Most people have no idea Africa is larger than US, Europe, India, and China combined, but without infrastructure on most of the continent and so tribal that even greed takes a back seat to boosting a friend from the village.
These aren't bad things, they're just different--and Kaapstad, Africa's first permanent European settlement and now considered the most entrepreneurial city in South Africa, may not offer the best model for addressing the OP's problem.
While I was running the internet cafe, the bigger problems I had to deal with had nothing to do with my line of business.
I had to bribe employees of the electric company (NEPA) to hook me up to a more reliable power line where electricity is more stable. Stable electricity in Lagos means you get it like 6 hours a day. The rest of day, you had to power your business with Generators. For the Generators, we had to buy drums of diesel to keep them running. Buying diesel was something else because Lagos always had a fuel shortage going on. We had to buy tank loads of water to keep the business location clean because otherwise we had no running tap water. I had to deal with thugs showing up every now and then, asking me to pay for street protection. With all these problems how do you focus on your startup and grow your business.

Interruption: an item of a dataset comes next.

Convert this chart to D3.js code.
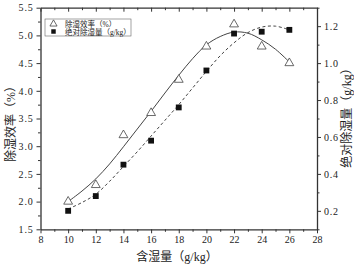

My wishlist for Nigeria will be a wireless internet solution that is cheap and can reach the whole country, the type that the company Teledesic tried to provide. Also an Energy solution that will free us from evil Oil companies and evil electric company. Something you could just plug in and get cheap, clean, efficient enegry to run your entire business. But thats just what my wishful thinking. When we can have that, we will see more startups from Africa.